To submit a case study, please use the SUBMISSION FORM. Include all of the required information—such as institutional identity, authorship, and case summary—in the order that it is requested. Suggested case study length is 2,500 to 5,000 words. Authors are responsible for understanding and following the principles that govern the “fair use” of quotations and illustrations and for obtaining written permission to publish, where necessary.

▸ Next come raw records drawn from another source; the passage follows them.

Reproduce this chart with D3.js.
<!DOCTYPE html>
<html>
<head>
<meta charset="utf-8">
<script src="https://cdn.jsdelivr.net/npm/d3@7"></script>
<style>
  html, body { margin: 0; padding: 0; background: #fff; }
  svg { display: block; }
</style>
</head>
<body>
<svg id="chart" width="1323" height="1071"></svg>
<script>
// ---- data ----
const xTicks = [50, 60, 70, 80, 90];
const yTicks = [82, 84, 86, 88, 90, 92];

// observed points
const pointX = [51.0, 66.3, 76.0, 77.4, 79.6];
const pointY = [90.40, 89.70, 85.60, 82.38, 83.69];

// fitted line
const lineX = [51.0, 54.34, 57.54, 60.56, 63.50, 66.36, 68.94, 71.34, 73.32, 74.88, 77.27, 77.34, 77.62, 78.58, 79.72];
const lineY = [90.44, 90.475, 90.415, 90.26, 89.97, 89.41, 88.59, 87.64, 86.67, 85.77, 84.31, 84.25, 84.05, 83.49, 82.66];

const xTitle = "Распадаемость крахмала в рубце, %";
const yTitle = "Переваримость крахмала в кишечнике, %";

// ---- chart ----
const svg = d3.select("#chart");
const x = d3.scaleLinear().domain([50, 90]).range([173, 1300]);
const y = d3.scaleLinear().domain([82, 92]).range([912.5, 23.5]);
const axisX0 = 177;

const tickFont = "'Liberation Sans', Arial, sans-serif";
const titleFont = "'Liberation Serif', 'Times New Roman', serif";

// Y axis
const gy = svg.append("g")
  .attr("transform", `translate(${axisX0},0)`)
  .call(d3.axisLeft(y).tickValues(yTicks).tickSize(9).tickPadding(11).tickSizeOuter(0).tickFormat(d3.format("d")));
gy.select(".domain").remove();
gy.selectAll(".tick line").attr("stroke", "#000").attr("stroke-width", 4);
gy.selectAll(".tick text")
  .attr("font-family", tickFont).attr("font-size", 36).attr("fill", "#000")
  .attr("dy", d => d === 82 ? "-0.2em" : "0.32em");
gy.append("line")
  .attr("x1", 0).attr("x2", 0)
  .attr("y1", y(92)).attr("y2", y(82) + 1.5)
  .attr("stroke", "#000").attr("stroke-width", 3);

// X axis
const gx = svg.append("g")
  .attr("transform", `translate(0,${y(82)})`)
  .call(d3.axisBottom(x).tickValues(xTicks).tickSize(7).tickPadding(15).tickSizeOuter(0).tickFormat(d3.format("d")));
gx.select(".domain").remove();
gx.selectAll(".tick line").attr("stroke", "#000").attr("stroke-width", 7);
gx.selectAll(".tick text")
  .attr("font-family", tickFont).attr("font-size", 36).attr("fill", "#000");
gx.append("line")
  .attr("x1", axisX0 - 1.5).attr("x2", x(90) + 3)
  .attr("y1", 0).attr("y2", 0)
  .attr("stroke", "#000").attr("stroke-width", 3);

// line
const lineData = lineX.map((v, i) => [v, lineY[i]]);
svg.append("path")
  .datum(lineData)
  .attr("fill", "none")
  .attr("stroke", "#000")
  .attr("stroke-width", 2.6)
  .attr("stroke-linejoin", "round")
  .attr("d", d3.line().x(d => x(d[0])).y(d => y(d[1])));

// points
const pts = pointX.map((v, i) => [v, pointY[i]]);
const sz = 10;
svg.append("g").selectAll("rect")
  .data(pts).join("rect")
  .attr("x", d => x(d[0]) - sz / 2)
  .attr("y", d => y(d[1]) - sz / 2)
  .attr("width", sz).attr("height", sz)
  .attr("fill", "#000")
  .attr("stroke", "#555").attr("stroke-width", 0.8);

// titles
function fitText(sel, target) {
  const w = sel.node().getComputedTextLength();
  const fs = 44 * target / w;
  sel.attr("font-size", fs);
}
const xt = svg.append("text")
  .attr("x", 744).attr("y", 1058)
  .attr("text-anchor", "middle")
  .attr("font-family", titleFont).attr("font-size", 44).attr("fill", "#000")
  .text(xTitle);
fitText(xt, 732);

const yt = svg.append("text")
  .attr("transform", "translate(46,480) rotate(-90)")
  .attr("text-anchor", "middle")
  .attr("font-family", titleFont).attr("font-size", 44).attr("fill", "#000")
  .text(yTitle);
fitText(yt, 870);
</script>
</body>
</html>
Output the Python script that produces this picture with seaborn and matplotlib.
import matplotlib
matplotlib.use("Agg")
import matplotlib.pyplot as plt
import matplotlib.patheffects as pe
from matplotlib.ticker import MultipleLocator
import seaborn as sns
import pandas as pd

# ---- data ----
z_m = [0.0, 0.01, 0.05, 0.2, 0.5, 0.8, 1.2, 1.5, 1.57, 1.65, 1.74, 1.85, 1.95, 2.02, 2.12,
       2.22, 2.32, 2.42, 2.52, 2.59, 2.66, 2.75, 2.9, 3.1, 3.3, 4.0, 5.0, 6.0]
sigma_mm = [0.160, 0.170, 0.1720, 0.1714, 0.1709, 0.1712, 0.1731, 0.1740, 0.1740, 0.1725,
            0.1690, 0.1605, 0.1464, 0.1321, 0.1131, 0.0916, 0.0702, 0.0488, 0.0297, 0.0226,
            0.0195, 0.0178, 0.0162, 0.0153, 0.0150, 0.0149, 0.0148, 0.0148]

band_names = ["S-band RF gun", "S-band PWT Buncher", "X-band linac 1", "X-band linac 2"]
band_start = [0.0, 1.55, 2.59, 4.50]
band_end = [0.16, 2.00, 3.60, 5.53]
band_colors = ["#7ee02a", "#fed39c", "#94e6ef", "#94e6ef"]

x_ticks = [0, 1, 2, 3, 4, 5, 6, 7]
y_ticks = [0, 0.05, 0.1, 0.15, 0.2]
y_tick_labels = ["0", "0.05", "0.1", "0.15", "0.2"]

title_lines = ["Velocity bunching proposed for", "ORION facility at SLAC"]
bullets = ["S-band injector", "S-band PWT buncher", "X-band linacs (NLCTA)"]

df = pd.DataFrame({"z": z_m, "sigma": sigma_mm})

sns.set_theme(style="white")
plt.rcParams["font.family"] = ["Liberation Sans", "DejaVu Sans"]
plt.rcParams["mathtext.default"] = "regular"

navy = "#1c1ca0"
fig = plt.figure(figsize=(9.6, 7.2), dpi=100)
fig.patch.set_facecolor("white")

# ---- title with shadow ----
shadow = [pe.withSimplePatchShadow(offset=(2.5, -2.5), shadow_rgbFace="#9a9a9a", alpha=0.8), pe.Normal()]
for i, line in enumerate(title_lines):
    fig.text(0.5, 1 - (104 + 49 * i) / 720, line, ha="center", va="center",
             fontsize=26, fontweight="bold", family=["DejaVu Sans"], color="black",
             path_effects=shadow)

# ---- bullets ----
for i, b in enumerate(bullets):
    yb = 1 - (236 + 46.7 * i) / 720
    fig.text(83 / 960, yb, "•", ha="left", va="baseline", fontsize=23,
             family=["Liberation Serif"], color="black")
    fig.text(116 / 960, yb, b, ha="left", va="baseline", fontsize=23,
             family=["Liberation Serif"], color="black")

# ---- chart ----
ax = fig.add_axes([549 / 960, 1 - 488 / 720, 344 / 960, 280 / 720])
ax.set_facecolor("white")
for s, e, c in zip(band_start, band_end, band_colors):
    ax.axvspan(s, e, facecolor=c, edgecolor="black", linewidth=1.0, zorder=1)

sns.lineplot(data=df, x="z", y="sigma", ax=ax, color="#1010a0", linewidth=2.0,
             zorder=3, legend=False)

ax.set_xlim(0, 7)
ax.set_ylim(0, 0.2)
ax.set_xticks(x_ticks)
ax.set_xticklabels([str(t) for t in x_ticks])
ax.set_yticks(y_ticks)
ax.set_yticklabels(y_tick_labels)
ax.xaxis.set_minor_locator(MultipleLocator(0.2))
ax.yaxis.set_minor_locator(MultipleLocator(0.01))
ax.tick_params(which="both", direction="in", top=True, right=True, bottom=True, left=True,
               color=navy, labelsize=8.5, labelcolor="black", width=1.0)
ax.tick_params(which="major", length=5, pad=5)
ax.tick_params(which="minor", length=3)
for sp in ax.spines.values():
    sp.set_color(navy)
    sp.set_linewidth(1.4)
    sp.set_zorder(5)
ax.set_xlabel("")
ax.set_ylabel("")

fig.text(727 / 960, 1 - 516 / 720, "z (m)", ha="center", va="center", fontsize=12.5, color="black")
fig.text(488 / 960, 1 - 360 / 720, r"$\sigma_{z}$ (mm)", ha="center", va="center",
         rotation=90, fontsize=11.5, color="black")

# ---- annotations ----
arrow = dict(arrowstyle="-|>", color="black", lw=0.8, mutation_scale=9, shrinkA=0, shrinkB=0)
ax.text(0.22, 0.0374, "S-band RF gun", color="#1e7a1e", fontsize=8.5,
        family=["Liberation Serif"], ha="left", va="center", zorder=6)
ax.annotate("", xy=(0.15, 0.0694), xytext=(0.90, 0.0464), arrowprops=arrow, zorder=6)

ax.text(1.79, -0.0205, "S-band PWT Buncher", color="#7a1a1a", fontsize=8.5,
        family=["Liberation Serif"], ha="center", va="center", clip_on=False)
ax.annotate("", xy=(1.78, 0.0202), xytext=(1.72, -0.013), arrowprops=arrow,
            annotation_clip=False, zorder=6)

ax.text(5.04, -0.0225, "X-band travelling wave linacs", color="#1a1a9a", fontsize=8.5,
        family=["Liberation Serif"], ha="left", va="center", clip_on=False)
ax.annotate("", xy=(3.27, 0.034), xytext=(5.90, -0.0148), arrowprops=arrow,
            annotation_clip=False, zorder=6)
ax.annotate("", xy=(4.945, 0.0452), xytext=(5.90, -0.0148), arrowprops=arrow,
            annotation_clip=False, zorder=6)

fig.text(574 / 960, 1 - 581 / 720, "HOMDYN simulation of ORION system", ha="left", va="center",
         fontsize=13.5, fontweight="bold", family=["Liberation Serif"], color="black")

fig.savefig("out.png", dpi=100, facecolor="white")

Accuracy in citations is also the author’s responsibility.

Review Process

All submissions will be reviewed by two members of the Diversity Committee and evaluated according to a RUBRIC. The reviewers will return the case study and completed rubric within three weeks of receipt to the Chair of the Diversity Committee, who will then review the feedback and make a publication recommendation to SAA’s Publications Editor. Within five weeks after submission, the case study author will be notified of the publication decision.

A submission will not be considered if is being reviewed by another publishing outlet at the same time, nor if it has been published previously in a similar form.

Publication Process  

Once accepted, case studies will be submitted to the SAA Publications Editor and Director of Publishing for light copyediting. If major changes are needed, a version tracking those changes will be sent to the author for confirmation. After the author signs off on a final version, SAA will format the case study and post it to the website as a PDF. 

Copyright of the case study will remain with the author, and SAA will acknowledge this in the copyright line that appears with the case study. Authors will consent, grant, and assign to SAA the non-exclusive right to publish and/or distribute all or any part of the case study throughout the world in electronic or any other medium. In return, SAA agrees to publish the work under a Creative Commons Attribution No Derivatives license.